Silvia è libera: «Verità venuta a galla»
MEOLO. Quando il suo avvocato le ha comunicato che era tornata a essere una donna libera, Silvia Cannavina non è riuscita a trattenere le lacrime: «Finalmente è emersa la verità», ha detto al suo legale, Ivonne Tanieli. Ieri, il giudice per le indagini preliminari Umberto Donà ha stracciato ogni misura cautelare a suo carico. Da ieri mattina non è più agli arresti domiciliari. La misura si era resa necessaria dopo la sua confessione, avvenuta giovedì sera di fronte al pm Gabriella Cama. Aveva detto di aver colpito poche ore prima Paolo Andreetta, 50 anni, al culmine di un litigio.
Ma quella versione, resa sotto choc, presentava fin da subito molte incongruenze. Prima su tutte, le dichiarazioni della stessa vittima: Andreetta, ricoverato nell’Unità coronarica del Ca’ Foncello, ha sempre affermato che Silvia non l’aveva colpito volontariamente. Stavano discutendo, certo, ma nessuna volontà di ferire. Secondo quanto ricostruito dalla stessa Cannavina di fronte al gip (è ancora formalmente accusata di tentato omicidio) non c’è stata alcuna volontarietà nel suo gesto. La lite c’è stata, questo è dato per scontato, ma si è trattato di un normale battibecco sul lavoro. E il coltello? Silvia stava preparando i tramezzini mentre discuteva con Paolo. Pare che in un gesto di stizza abbia sollevato il coltello e poi sia accaduto l’imponderabile. Andreetta si sarebbe avvicinato, lei non sarebbe arretrata. Ed ecco che la lama si è conficcata nel torace del titolare del Petrol bar di Roncade, lungo la Treviso Mare. Immediati i soccorsi e l’intervento dei carabinieri.

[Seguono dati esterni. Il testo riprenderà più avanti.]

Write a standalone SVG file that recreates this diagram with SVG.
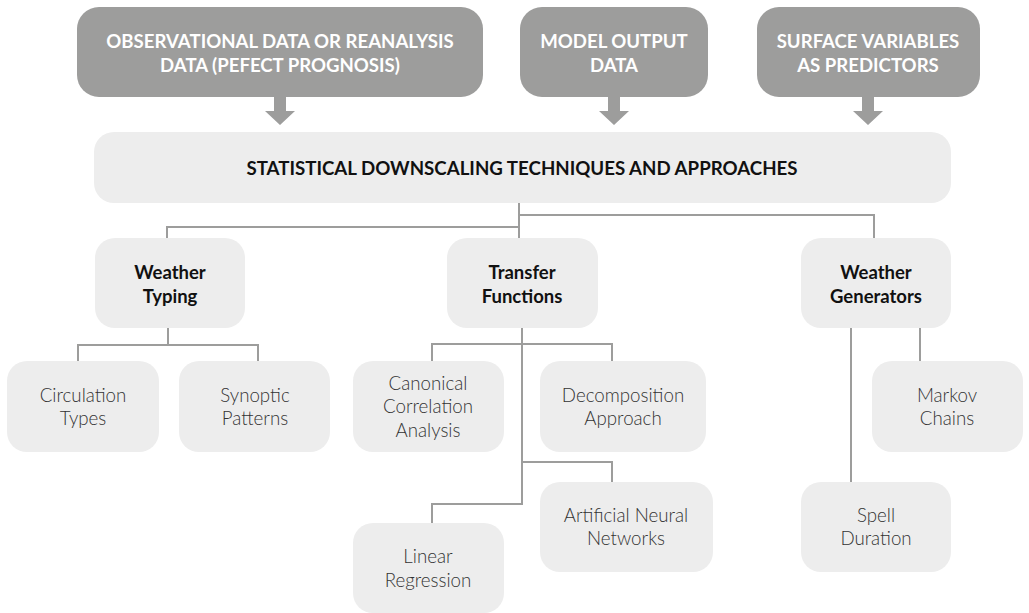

Subito il ferito ha affermato che si era trattato di un incidente, che la sua dipendente e amica non aveva fatto apposta. Ma le indagini dovevano seguire la loro strada. Ed ecco il primo interrogatorio, di fronte ai carabinieri e al pubblico ministero titolare del fascicolo di indagine, Gabriella Cama. La donna, 32 anni, originaria di Meolo e da poco residente a Monastier, prima ha cercato di difendersi dicendo di non averlo fatto apposta, che era stato un terribile incidente. Poi nella sua mente deve essere scattato qualcosa. Vuoi la paura, vuoi lo choc, ha sussurrato di aver colpito il suo titolare volontariamente. Ecco che è scattata l’accusa, pesante come un macigno, di tentato omicidio e la necessità di ricorrere a una misura cautelare.
Venerdì, dal letto d’ospedale, il cinquantenne trevigiano ha preso le difese del suo presunto aggressore: «Forse non aveva una vera e propria volontà di ferirmi. La sua era più che altro una minaccia». «La discussione è nata attorno alla preparazione della pastasciutta. Ma abbiamo litigato tutti e due, e in casi come questi la colpa è di entrambi», ha affermato Andreetta. «Io mi assumo la mia parte di responsabilità e spero che Silvia torni libera quanto prima perché è una brava ragazza. Se non fosse stata lei a insistere per chiamare l’ambulanza, io non l’avrei fatto e forse non sarei neppure qui».
Ora Silvia Cannavina è libera, ma il procedimento giudiziario a suo carico non si fermerà. Tutto da vedere, alla luce dell’interrogatorio di garanzia, se reggerà ancora l’accusa di tentato omicidio. Con ogni probabilità l’ipotesi di reato sarà di gran lunga alleggerita. Ieri la notizia della scarcerazione di Silvia Cannavina ha ovviamente reso felice la sua famiglia. A stretto giro si presenterà in ospedale per far visita al suo datore di lavoro.